Frank Clair, the Canadian Football League (CFL) coach and architect of the powerhouse Ottawa Rough Riders of the 1960s and 70s died Sunday at the age of 87 in Sarasota, Florida, United States.

Nicknamed “The Professor” for his skills at recognising talent, teaching the game, and ability to get the most from players, Clair first came to Canada to coach the Toronto Argonauts in 1950 and ended his first CFL year with a Grey Cup championship; repeating with the Argos in 1952. He left the Argonauts following a salary dispute and ended up in Ottawa in 1956 where he took on the daunting task of reviving the Rough Riders team which were poorly run and disorganised. He led the team to an incredible 14 consecutive seasons of playoff appearances and three Grey Cups.

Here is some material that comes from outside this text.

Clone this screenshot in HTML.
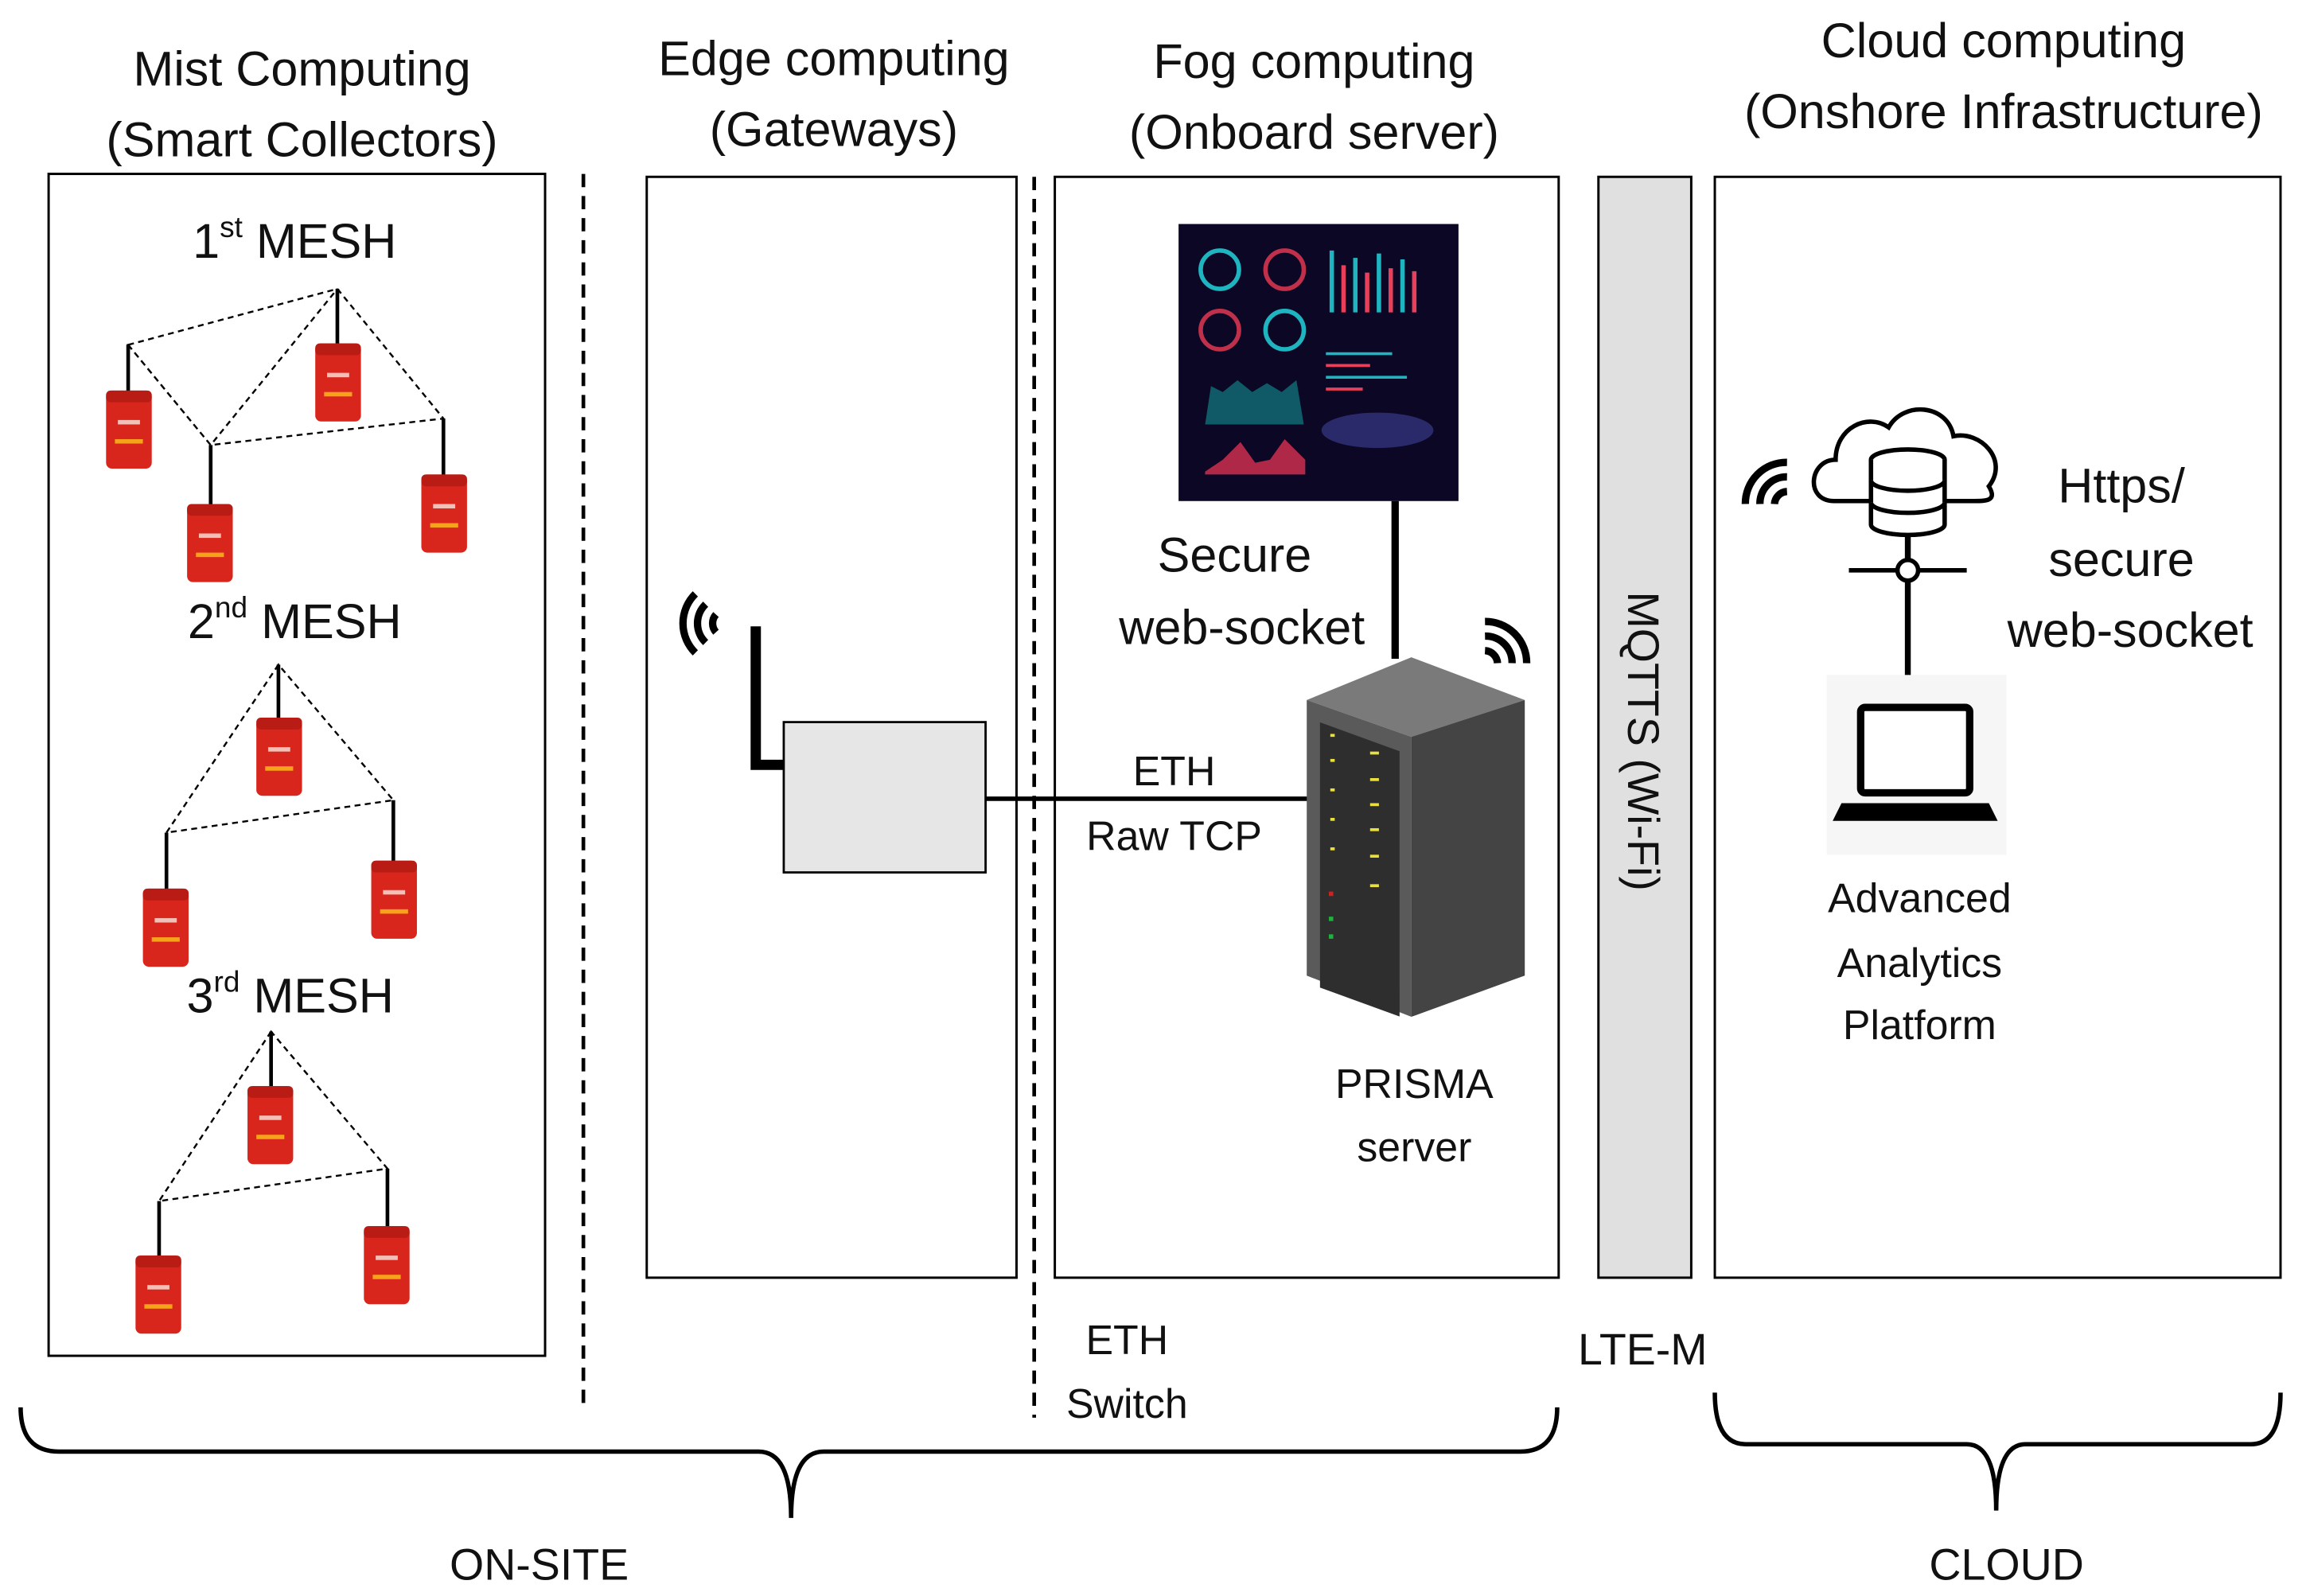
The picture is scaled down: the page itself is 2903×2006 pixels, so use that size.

He retired from coaching following the 1969 Grey Cup to take over the general manager position. At that time, Clair led the CFL in seasons coached (19), regular-season victories (147), playoff seasons (17), consecutive playoff seasons (14), playoff victories (22), Grey Cup appearances (six) and Grey Cup victories (five). His winning ways continued as GM when Ottawa won the 1973 and 1976 Grey Cups. Nevertheless, he was let go in 1978 and Ottawa has not won a Grey Cup since.

According to the Ottawa Sun, former sports editor Jane O’Hara described Clair as a no-nonsense, to-the-point, type of gentleman who was short on smiles, but always seen coaching his team wearing a snap-brim fedora and standing poker-faced and erect on the sidelines.

He was inducted into the CFL Hall of Fame in 1981 as a builder and the Ottawa stadium (Frank Clair Stadium at Lansdowne Park) was renamed in his honour in 1993.